Manufacturer teams were never the plan for GT3, because of this very reason – an over-reliance on manufacturers is dangerous and customers suffer. It has since proved to be impossible to police the ‘factory-assisted’ programmes so this will be a novel way around it and enhance GT3 by accepting what it is. As a result, it will push it further on. This new GT2 will race with GT3 at times (such as in Blancpain’s series), but also with (before presumably replacing) the GT Sport s Club.
Ratel’s record speaks for itself, rarely making a misstep, so you can expect GT2 to start slowly before flourishing.
Still, it may have been less confusing to bump GT3 up to GT2 and return GT3 to the domain of the Ams.
As an aside, it’s difficult to keep track of the very public dispute playing out between Manor/Ginetta and Mecachrome. The privateer hasn’t had the smoothest of opening seasons, on and off track. Financial problems meant it missed Spa, then at Le Mans the running was limited. Now the team will miss the Silverstone WEC round, the home race for Manor and Ginetta, and it will switch to AER engines.

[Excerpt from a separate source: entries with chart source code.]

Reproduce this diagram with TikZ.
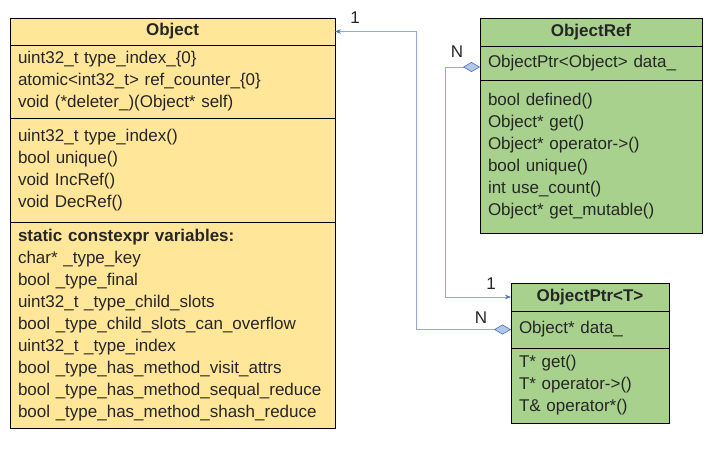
\documentclass[tikz,border=0pt]{standalone}
\usepackage{fontspec}
\setmainfont{Liberation Sans}
\usetikzlibrary{positioning, arrows.meta}
\definecolor{objfill}{RGB}{255,230,153}
\definecolor{reffill}{RGB}{169,209,142}
\definecolor{linkblue}{RGB}{143,170,220}
\definecolor{diafill}{RGB}{180,199,231}
\definecolor{diadraw}{RGB}{68,114,196}
\definecolor{txtgray}{RGB}{38,38,38}

\begin{document}
\begin{tikzpicture}[
        x=1pt, y=-1pt,
        part/.style 2 args={
            draw=black,
            line width=1pt,
            anchor=north west,
            outer sep=0pt,
            minimum width=#1,
            text width=#1-16pt,
            minimum height=#2,
            inner xsep=8pt,
            inner ysep=0pt,
            align=left,
            text=txtgray,
            font=\fontsize{17}{22}\selectfont
        },
        title/.style 2 args={
            part={#1}{#2},
            align=center,
            font=\fontsize{17}{22}\selectfont\bfseries
        },
        mult/.style={text=txtgray, font=\fontsize{17}{20}\selectfont},
        assoc/.style={
            draw=linkblue,
            line width=0.8pt,
            {Diamond[length=17pt, width=10pt, color=diadraw, fill=diafill, line width=0.6pt]}-{Stealth[length=6pt, width=4.5pt, color=diadraw]}
        }
    ]
        \useasboundingbox (0,0) rectangle (720,448);

        % Object
        \node[title={325}{27}, fill=objfill] (objTitle) at (10,18) {Object};
        \node[part={325}{73}, fill=objfill, below=0pt of objTitle] (objFields) {
            uint32\_t type\_index\_\{0\}\\
            atomic<int32\_t> ref\_counter\_\{0\}\\
            void (*deleter\_)(Object* self)};
        \node[part={325}{104}, fill=objfill, below=0pt of objFields] (objMethods) {
            uint32\_t type\_index()\\
            bool unique()\\
            void IncRef()\\
            void DecRef()};
        \node[part={325}{206}, fill=objfill, below=0pt of objMethods] (objStatic) {
            \textbf{static constexpr variables:}\\
            char* \_type\_key\\
            bool \_type\_final\\
            uint32\_t \_type\_child\_slots\\
            bool \_type\_child\_slots\_can\_overflow\\
            uint32\_t \_type\_index\\
            bool \_type\_has\_method\_visit\_attrs\\
            bool \_type\_has\_method\_sequal\_reduce\\
            bool \_type\_has\_method\_shash\_reduce};

        % ObjectRef
        \node[title={222}{28}, fill=reffill] (refTitle) at (480,18) {ObjectRef};
        \node[part={222}{34}, fill=reffill, below=0pt of refTitle] (refField) {ObjectPtr<Object> data\_};
        \node[part={222}{153}, fill=reffill, below=0pt of refField] (refMethods) {
            bool defined()\\
            Object* get()\\
            Object* operator->()\\
            bool unique()\\
            int use\_count()\\
            Object* get\_mutable()};

        % ObjectPtr<T>
        \node[title={158}{28}, fill=reffill] (ptrTitle) at (511,283) {ObjectPtr<T>};
        \node[part={158}{37}, fill=reffill, below=0pt of ptrTitle] (ptrField) {Object* data\_};
        \node[part={158}{75}, fill=reffill, below=0pt of ptrField] (ptrMethods) {
            T* get()\\
            T* operator->()\\
            T\& operator*()};

        % links
        \draw[assoc] (ptrField.west) -- ++(-95,0) |- (objTitle.east);
        \draw[assoc] ([yshift=-4pt]refField.west) -- ++(-35,0) |- (ptrTitle.west);

        % multiplicities
        \node[mult] (mObj) at (355,18) {1};
        \node[mult] (mRef) at (457,52) {N};
        \node[mult] (mPtrOne) at (491,284) {1};
        \node[mult] (mPtrN) at (481,318) {N};
    \end{tikzpicture}
\end{document}
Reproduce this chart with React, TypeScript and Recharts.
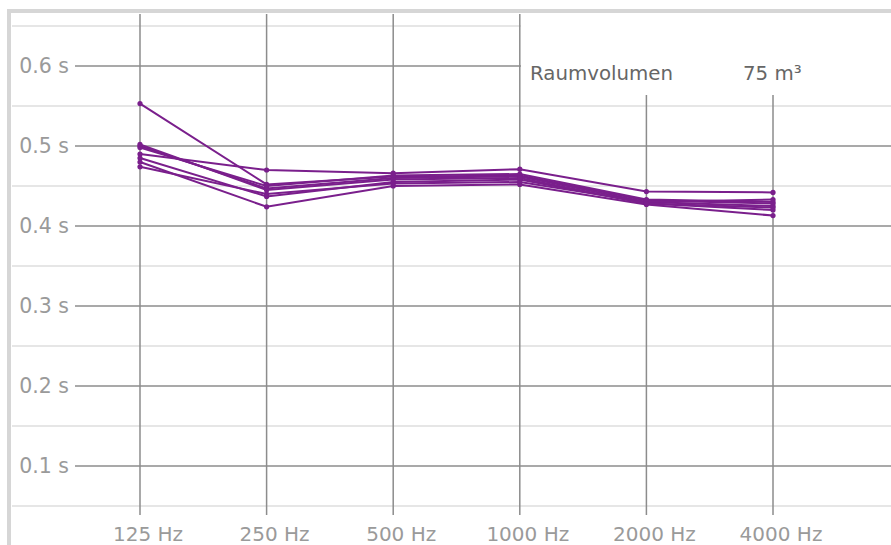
import React from 'react';
import { LineChart, Line, XAxis, YAxis, ReferenceLine } from 'recharts';

// Nachhallzeit je Oktavband, mehrere Messpositionen
const categories = ['125 Hz', '250 Hz', '500 Hz', '1000 Hz', '2000 Hz', '4000 Hz'];
const pos1 = [0.553, 0.452, 0.462, 0.463, 0.432, 0.428];
const pos2 = [0.5, 0.447, 0.46, 0.462, 0.43, 0.425];
const pos3 = [0.498, 0.45, 0.463, 0.465, 0.433, 0.43];
const pos4 = [0.49, 0.47, 0.466, 0.471, 0.443, 0.442];
const pos5 = [0.485, 0.437, 0.455, 0.458, 0.428, 0.42];
const pos6 = [0.48, 0.424, 0.45, 0.452, 0.427, 0.413];
const pos7 = [0.474, 0.44, 0.453, 0.455, 0.43, 0.433];
const pos8 = [0.502, 0.445, 0.458, 0.46, 0.428, 0.423];
const seriesList = [pos1, pos2, pos3, pos4, pos5, pos6, pos7, pos8];

const majorTicks = [0.1, 0.2, 0.3, 0.4, 0.5, 0.6];
const minorTicks = [0.05, 0.15, 0.25, 0.35, 0.45, 0.55, 0.65];
const roomLabel = 'Raumvolumen';
const roomVolume = '75 m³';

const data = categories.map((c, i) => {
  const row: Record<string, number | string> = { idx: i, name: c };
  seriesList.forEach((s, k) => {
    row[`p${k}`] = s[i];
  });
  return row;
});

const PURPLE = '#7a1f8c';
const FONT = '"DejaVu Sans", Verdana, sans-serif';
const X_DOMAIN: [number, number] = [-0.5134, 5.932];
const X_LEFT_EDGE = -1.011;
const Y_DOMAIN: [number, number] = [0.03875, 0.665];

export default function App() {
  return (
    <div style={{ position: 'absolute', left: 0, top: 0, width: 891, height: 545, background: '#fff', overflow: 'hidden' }}>
      <div
        style={{
          position: 'absolute',
          left: 7,
          top: 9,
          width: 891,
          height: 545,
          borderLeft: '4px solid #d6d6d6',
          borderTop: '4px solid #d6d6d6',
        }}
      />
      <div style={{ position: 'absolute', left: 0, top: 0 }}>
        <LineChart width={891} height={545} data={data} margin={{ top: 14, right: 0, bottom: 0, left: 12 }}>
          <XAxis
            dataKey="idx"
            type="number"
            domain={X_DOMAIN}
            allowDataOverflow
            ticks={[0, 1, 2, 3, 4, 5]}
            tickFormatter={(v: number) => categories[v]}
            axisLine={false}
            tickLine={false}
            height={30}
            tick={(p: any) => (
              <text x={p.x} y={p.y} dx={8} dy={18} textAnchor="middle" fill="#9a9a9a" fontSize={20} fontFamily={FONT}>
                {categories[p.payload.value]}
              </text>
            )}
          />
          <YAxis
            type="number"
            domain={Y_DOMAIN}
            allowDataOverflow
            ticks={majorTicks}
            width={63}
            axisLine={false}
            tickLine={false}
            tick={(p: any) => (
              <text x={69} y={p.y} dy={7} textAnchor="end" fill="#9a9a9a" fontSize={20.5} fontFamily={FONT}>
                {`${Number(p.payload.value).toFixed(1)} s`}
              </text>
            )}
          />
          {minorTicks.map((v) => (
            <ReferenceLine
              key={`mi${v}`}
              segment={[
                { x: X_LEFT_EDGE, y: v },
                { x: X_DOMAIN[1], y: v },
              ]}
              stroke="#e6e6e6"
              strokeWidth={2}
              ifOverflow="visible"
            />
          ))}
          {majorTicks.map((v) => (
            <ReferenceLine key={`ma${v}`} y={v} stroke="#8c8c8c" strokeWidth={1.5} ifOverflow="visible" />
          ))}
          {categories.map((c, i) => (
            <ReferenceLine
              key={c}
              segment={[
                { x: i, y: Y_DOMAIN[0] },
                { x: i, y: Y_DOMAIN[1] },
              ]}
              stroke="#8c8c8c"
              strokeWidth={1.5}
              ifOverflow="visible"
            />
          ))}
          {seriesList.map((s, k) => (
            <Line
              key={k}
              dataKey={`p${k}`}
              stroke={PURPLE}
              strokeWidth={2}
              dot={{ r: 2.6, fill: PURPLE, stroke: 'none' }}
              activeDot={false}
              isAnimationActive={false}
            />
          ))}
        </LineChart>
      </div>
      <div
        style={{
          position: 'absolute',
          left: 521,
          top: 14,
          width: 370,
          height: 81,
          background: '#fff',
          fontFamily: FONT,
          fontSize: 19.8,
          color: '#666',
        }}
      >
        <span style={{ position: 'absolute', left: 9, top: 48, whiteSpace: 'nowrap' }}>{roomLabel}</span>
        <span style={{ position: 'absolute', left: 222, top: 48, whiteSpace: 'nowrap' }}>{roomVolume}</span>
      </div>
    </div>
  );
}
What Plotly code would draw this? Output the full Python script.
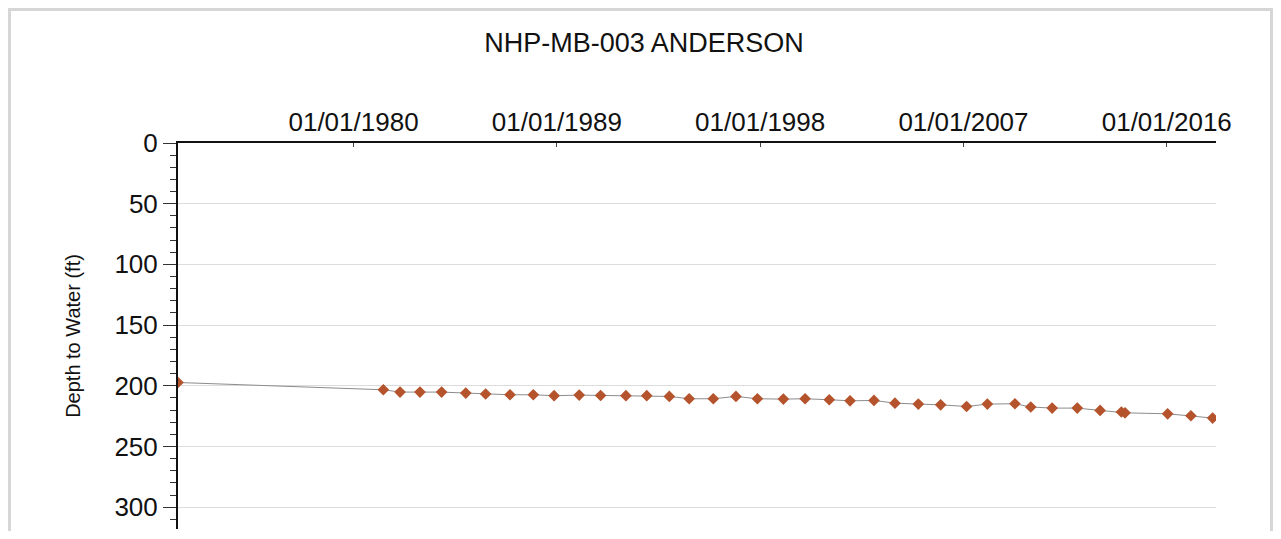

Mecachrome is less than happy about the decision, claiming contracts had been disputed and changed, problems had not been limited solely to the engine, and goalposts had been moved.
It signed off with a none-too-subtle swipe at AER: “We are surprised by Ginetta and Manor’s choice to go with an engine which has been developed for years, yet failed to finish at Le Mans in June.
“To see the chequered flag in its first participation shows the quality of our work and the potential of the Mecachrome engine.”
Ginetta has since told Daily Sportscar that it had fulfilled its contractual and financial requirements, but Mechachrome hadn’t hit the parameters set. “[Manor], and we, felt that in terms of performance and reliability a change needed to be made.”
The most important thing from here on is that Manor and the six talented drivers signed up make it to the grid, for there are good times ahead for sports car racing – especially in the US.